What This Chapter Is About
The psalmist lifts his eyes to God enthroned in heaven, comparing Israel's posture to that of servants watching their master's hand for the slightest signal. The waiting continues until God shows mercy. The psalm closes with a raw cry: Israel has had more than enough of the contempt of the arrogant and the scorn of the comfortable.

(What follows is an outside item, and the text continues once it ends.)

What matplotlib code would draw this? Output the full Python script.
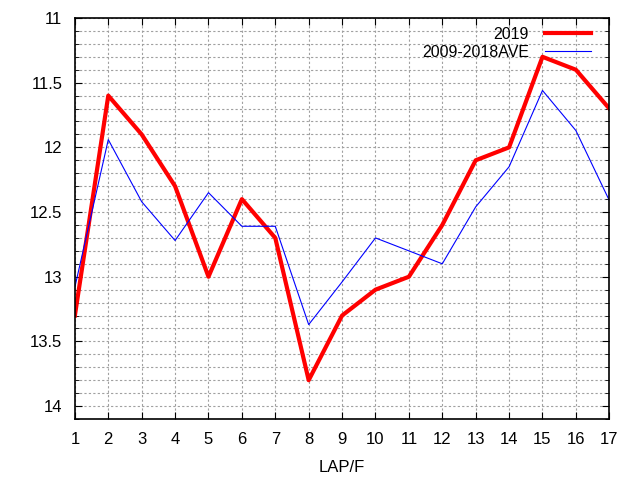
import matplotlib
matplotlib.use('Agg')
import matplotlib.pyplot as plt
from matplotlib.ticker import MultipleLocator

laps = list(range(1, 18))
y2019 = [13.3, 11.6, 11.9, 12.3, 13.0, 12.4, 12.7, 13.8, 13.3, 13.1, 13.0, 12.6, 12.1, 12.0, 11.3, 11.4, 11.7]
yave = [13.08, 11.94, 12.42, 12.72, 12.35, 12.61, 12.61, 13.37, 13.04, 12.70, 12.80, 12.90, 12.46, 12.15, 11.56, 11.87, 12.41]


def main():
    plt.rcParams['font.family'] = ['Liberation Sans', 'DejaVu Sans']
    fig = plt.figure(figsize=(6.4, 4.8), dpi=100)
    ax = fig.add_axes([0.117, 0.127, 0.835, 0.8355])

    ax.plot(laps, y2019, color='red', linewidth=3, label='2019')
    ax.plot(laps, yave, color='blue', linewidth=0.8, label='2009-2018AVE')

    ax.set_xlim(1, 17)
    ax.set_ylim(14.1, 11)
    ax.xaxis.set_major_locator(MultipleLocator(1))
    ax.yaxis.set_major_locator(MultipleLocator(0.5))
    ax.yaxis.set_minor_locator(MultipleLocator(0.1))
    ax.yaxis.set_major_formatter(plt.FuncFormatter(lambda v, p: '%g' % v))

    ax.grid(True, which='both', color='#a0a0a0', linestyle=(0, (2, 2)), linewidth=0.8)
    ax.tick_params(which='both', direction='in', top=True, right=True, labelsize=12)
    ax.tick_params(which='major', length=5, pad=9)
    ax.tick_params(which='minor', length=3)
    for s in ax.spines.values():
        s.set_linewidth(1.2)

    ax.set_xlabel('LAP/F', fontsize=12, labelpad=10)
    leg = ax.legend(loc='upper right', bbox_to_anchor=(0.978, 0.9935), frameon=False,
                    markerfirst=False, fontsize=11.5, handlelength=2.9, handletextpad=1.0,
                    borderaxespad=0, labelspacing=0.17)
    for col in leg._legend_handle_box.get_children():
        col.align = 'right'

    plt.savefig('out.png', dpi=100)


if __name__ == '__main__':
    main()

What Makes This Chapter Remarkable
This is one of the most concentrated psalms in the Psalter — four verses that move from silent watchfulness to desperate petition. The image of servants watching a master's hand (verses 2) is striking in its submission: the servant does not speak, does not demand, only watches. The hand will give food, give orders, give permission, or withhold. Everything depends on the hand. The psalm transfers this image directly to God: Israel watches God's hand with the same silent, total dependence. The repetition of channenu ('be gracious to us') twice in verse 3 breaks the silence of the watching — the servant finally speaks, and what comes out is not a request but a cry of saturation: we are filled to the brim with contempt.
Translation Friction
The servant-master imagery can be uncomfortable for modern readers, but the Hebrew context is specific. The eved ('servant') and shifchah ('maidservant') are members of a household, not chattel slaves in the modern sense — they have proximity to the master and depend on the master's hand for sustenance and direction. The psalm does not celebrate servitude; it uses the imagery of dependent watching to describe the posture of faith under oppression. The 'proud' and 'arrogant' (ge'ionim, sha'anannim) in verse 4 are unnamed — they could be foreign oppressors, domestic elites, or neighboring nations. The vagueness makes the psalm applicable to any situation of scorn.
Connections
The upward gaze echoes Psalm 121:1 ('I lift my eyes'), but here the eyes are lifted not to hills but to heaven itself. The servant imagery connects to Isaiah 50:4-5, where the Servant of the LORD has an ear awakened morning by morning to listen. The cry against contempt anticipates Nehemiah 4:4, where the returned exiles endure mockery during the rebuilding of Jerusalem's walls.